#### Brief
Repeat everything from the first line of the listing below through the line that contains "plt.rcParams['mathtext.bf'] = 'Liberation", exactly. Leave out pictures.

#### Data segment
•••
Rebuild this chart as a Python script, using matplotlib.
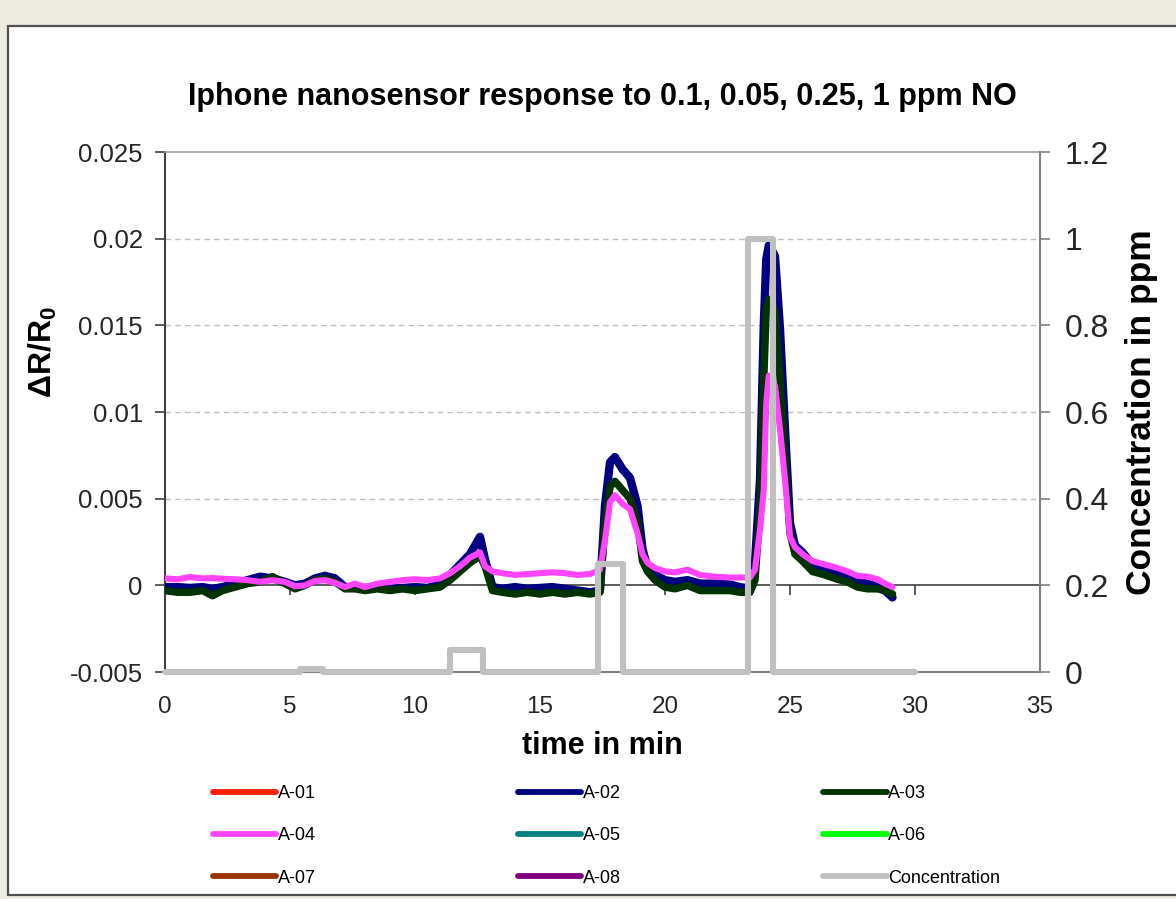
import matplotlib
matplotlib.use("Agg")
import matplotlib.pyplot as plt
from matplotlib.patches import Rectangle
from matplotlib.ticker import FixedLocator, FixedFormatter

plt.rcParams['axes.unicode_minus'] = False
plt.rcParams['font.family'] = ['Liberation Sans', 'DejaVu Sans']
plt.rcParams['mathtext.fontset'] = 'custom'
plt.rcParams['mathtext.rm'] = 'Liberation Sans'
plt.rcParams['mathtext.bf'] = 'Liberation Sans:bold'

# ---------------- data ----------------
time_min = [0, 0.5, 1, 1.5, 1.9, 2.3, 2.8, 3.3, 3.8, 4.3, 4.8, 5.2, 5.6, 6.0, 6.4, 6.8,
            7.2, 7.6, 8.0, 8.5, 9.0, 9.5, 10.0, 10.5, 11.0, 11.4, 11.8, 12.2, 12.6, 12.8,
            13.1, 13.5, 14.0, 14.5, 15.0, 15.5, 16.0, 16.5, 17.0, 17.4, 17.6, 17.8, 18.0,
            18.3, 18.6, 18.9, 19.1, 19.3, 19.6, 20.0, 20.4, 20.9, 21.4, 22.0, 22.6, 23.0,
            23.4, 23.6, 23.8, 23.95, 24.05, 24.15, 24.25, 24.4, 24.6, 24.8, 25.0, 25.2,
            25.5, 25.9, 26.4, 26.9, 27.3, 27.7, 28.1, 28.5, 28.8, 29.1]

a02 = [-0.0001, -0.0001, -0.00015, -0.0001, -0.0002, -0.0001, 0.0001, 0.0003, 0.0005, 0.0004,
       0.0002, 0.0, 0.0001, 0.0004, 0.00055, 0.0004, -0.0001, -0.0001, -0.00015, -0.0001,
       -0.0002, -0.00015, -0.0001, -0.00015, 0.00005, 0.0006, 0.0012, 0.0018, 0.0028, 0.0015,
       -0.0001, -0.0002, -0.0001, -0.0002, -0.00015, -0.0001, -0.0002, -0.0003, -0.0004, -0.0003,
       0.0046, 0.0071, 0.0074, 0.0067, 0.0062, 0.0046, 0.0021, 0.001, 0.0006, 0.0003,
       0.0002, 0.0003, 0.0001, 0.0001, 0.00005, -0.0001, -0.0002, 0.0013, 0.0061, 0.015,
       0.0188, 0.0196, 0.0194, 0.019, 0.0148, 0.009, 0.0036, 0.0023, 0.0019, 0.0012,
       0.001, 0.00075, 0.0005, 0.0002, 0.0001, -0.0001, -0.0003, -0.0007]

a03 = [-0.0003, -0.0004, -0.0004, -0.0003, -0.0006, -0.0003, -0.0001, 0.0001, 0.0002, 0.0005,
       0.0001, -0.0002, 0.0, 0.0003, 0.0004, 0.0002, -0.0002, -0.0002, -0.0003, -0.0002,
       -0.0003, -0.0002, -0.0003, -0.0002, -0.0001, 0.0003, 0.0008, 0.0013, 0.0017, 0.0011,
       -0.0003, -0.0004, -0.0005, -0.0004, -0.0005, -0.0004, -0.0005, -0.0004, -0.0005, -0.0004,
       0.0035, 0.0057, 0.006, 0.0055, 0.005, 0.0037, 0.0014, 0.0008, 0.0003, -0.0001,
       -0.0002, 0.0, -0.0003, -0.0003, -0.0003, -0.0004, -0.0004, 0.0003, 0.0045, 0.0119,
       0.016, 0.0165, 0.0163, 0.0158, 0.012, 0.0075, 0.003, 0.0018, 0.0014, 0.0008,
       0.0006, 0.00035, 0.0002, -0.0001, -0.0002, -0.0002, -0.0003, -0.0005]

a04 = [0.0004, 0.00035, 0.00048, 0.0004, 0.00042, 0.00038, 0.00035, 0.0003, 0.0002, 0.0003,
       0.0002, -0.00005, 0.0, 0.00025, 0.0003, 0.00015, -0.0001, 0.0001, -0.0001, 0.0001,
       0.0002, 0.0003, 0.00035, 0.0003, 0.0004, 0.0007, 0.0011, 0.0016, 0.0019, 0.0011,
       0.0008, 0.0007, 0.0006, 0.00065, 0.0007, 0.00075, 0.0007, 0.0006, 0.00065, 0.0009,
       0.0026, 0.0048, 0.0052, 0.0047, 0.0044, 0.003, 0.0018, 0.0013, 0.001, 0.0008,
       0.00075, 0.0009, 0.0006, 0.0005, 0.00045, 0.00045, 0.00045, 0.0009, 0.0032, 0.0055,
       0.0105, 0.0121, 0.012, 0.0115, 0.009, 0.0061, 0.0028, 0.0022, 0.0018, 0.0014,
       0.0012, 0.001, 0.0008, 0.00055, 0.0005, 0.00035, 0.0001, -0.0001]

a01, a05, a06, a07, a08 = [], [], [], [], []   # listed in legend, not visible in the plot

conc_time = [0, 5.4, 5.4, 6.3, 6.3, 11.4, 11.4, 12.7, 12.7, 17.3, 17.3, 18.3, 18.3,
             23.3, 23.3, 24.3, 24.3, 30]
conc_ppm = [0, 0, 0.008, 0.008, 0, 0, 0.05, 0.05, 0, 0, 0.25, 0.25, 0, 0, 1, 1, 0, 0]

left_ticks = [-0.005, 0, 0.005, 0.01, 0.015, 0.02, 0.025]
left_labels = ['-0.005', '0', '0.005', '0.01', '0.015', '0.02', '0.025']
right_ticks = [0, 0.2, 0.4, 0.6, 0.8, 1.0, 1.2]
right_labels = ['0', '0.2', '0.4', '0.6', '0.8', '1', '1.2']
x_ticks = [0, 5, 10, 15, 20, 25, 30, 35]

assert len(time_min) == len(a02) == len(a03) == len(a04)

# ---------------- figure ----------------
W, H = 1176, 899
fig = plt.figure(figsize=(W / 100, H / 100), dpi=100)
fig.patch.set_facecolor('#EEEBE0')
fig.patches.append(Rectangle((8 / W, 4 / H), 1.2, (895 - 26) / H, transform=fig.transFigure,
                             facecolor='white', edgecolor='#505050', linewidth=1.6, zorder=-5))

ax = fig.add_axes([165 / W, 1 - 672 / H, 875 / W, 520 / H])
ax.set_facecolor('none')
ax.set_xlim(0, 35)
ax.set_ylim(-0.005, 0.025)

series = [('A-01', a01, '#FF2000', 4.5), ('A-02', a02, '#000080', 6.0),
          ('A-03', a03, '#003300', 5.4), ('A-04', a04, '#FF44FF', 4.4),
          ('A-05', a05, '#008080', 4.5), ('A-06', a06, '#00FF00', 4.5),
          ('A-07', a07, '#993300', 4.5), ('A-08', a08, '#800080', 4.5)]
handles = {}
for name, vals, col, lw in series:
    t = time_min if vals else []
    h, = ax.plot(t, vals, color=col, lw=lw, solid_capstyle='round',
                 solid_joinstyle='round', zorder=3, label=name)
    handles[name] = h

# gridlines
for yv in [0.005, 0.01, 0.015, 0.02]:
    ax.axhline(yv, color='#BFBFBF', lw=1.0, ls=(0, (4, 3)), zorder=1)

# spines
ax.spines['bottom'].set_position(('data', 0))
ax.spines['bottom'].set_color('#404040')
ax.spines['bottom'].set_linewidth(1.2)
ax.spines['left'].set_color('#404040')
ax.spines['left'].set_linewidth(1.5)
ax.spines['top'].set_color('#A0A0A0')
ax.spines['top'].set_linewidth(1.2)
ax.spines['right'].set_visible(False)

ax.xaxis.set_major_locator(FixedLocator(x_ticks))
ax.tick_params(axis='x', direction='out', length=7, width=1.2, color='#404040',
               labelbottom=False)
ax.yaxis.set_major_locator(FixedLocator(left_ticks))
ax.yaxis.set_major_formatter(FixedFormatter(left_labels))
ax.tick_params(axis='y', direction='out', length=7, width=1.2, color='#404040',
               labelsize=18.5, labelcolor='#262626', pad=9)

# bottom label axis (plot-area bottom border)
sec = ax.secondary_xaxis('bottom')
sec.spines['bottom'].set_color('#808080')
sec.spines['bottom'].set_linewidth(1.5)
sec.set_xticks(x_ticks)
sec.set_xticklabels([str(v) for v in x_ticks])
sec.tick_params(length=0, labelsize=17.5, labelcolor='#262626', pad=17)
sec.set_xlabel('time in min', fontsize=22, fontweight='bold', labelpad=10)

ax.set_ylabel(r'$\mathbf{\Delta R/R_0}$', fontsize=23)
ax.yaxis.set_label_coords(-0.121, 0.615)

# secondary axis for concentration
ax2 = ax.twinx()
ax2.set_ylim(0, 1.2)
ax2.plot(conc_time, conc_ppm, color='#C0C0C0', lw=4.4, solid_capstyle='round',
         solid_joinstyle='round', clip_on=False, zorder=4, label='Concentration')
handles['Concentration'] = ax2.lines[0]
for s in ['top', 'bottom', 'left']:
    ax2.spines[s].set_visible(False)
ax2.spines['right'].set_color('#808080')
ax2.spines['right'].set_linewidth(1.5)
ax2.yaxis.set_major_locator(FixedLocator(right_ticks))
ax2.yaxis.set_major_formatter(FixedFormatter(right_labels))
ax2.tick_params(axis='y', direction='out', length=7, width=1.2, color='#808080',
                labelsize=23, labelcolor='#262626', pad=11)
ax2.set_ylabel('Concentration in ppm', fontsize=25.5, fontweight='bold', rotation=90)
ax2.yaxis.set_label_coords(1.097, 0.5)

# title
fig.text(602 / W, 1 - 97 / H, 'Iphone nanosensor response to 0.1, 0.05, 0.25, 1 ppm NO',
         ha='center', va='center', fontsize=22, fontweight='bold')

# legend (row-major order -> column-major for matplotlib)
order = ['A-01', 'A-04', 'A-07', 'A-02', 'A-05', 'A-08', 'A-03', 'A-06', 'Concentration']
leg = fig.legend([handles[n] for n in order], order, ncol=3, frameon=False,
                 loc='upper left', bbox_to_anchor=(213 / W, 1 - 785 / H),
                 prop={'size': 13},
                 handlelength=3.5, handletextpad=0.1, columnspacing=11.2,
                 labelspacing=1.4, borderaxespad=0, borderpad=0)
for lh in leg.get_lines():
    lh.set_linewidth(4.2)
    lh.set_solid_capstyle('round')

fig.savefig('out.png', dpi=100, facecolor=fig.get_facecolor())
•••
#### Response to this exercise
Rebuild this chart as a Python script, using matplotlib.
import matplotlib
matplotlib.use("Agg")
import matplotlib.pyplot as plt
from matplotlib.patches import Rectangle
from matplotlib.ticker import FixedLocator, FixedFormatter

plt.rcParams['axes.unicode_minus'] = False
plt.rcParams['font.family'] = ['Liberation Sans', 'DejaVu Sans']
plt.rcParams['mathtext.fontset'] = 'custom'
plt.rcParams['mathtext.rm'] = 'Liberation Sans'
plt.rcParams['mathtext.bf'] = 'Liberation Sans:bold'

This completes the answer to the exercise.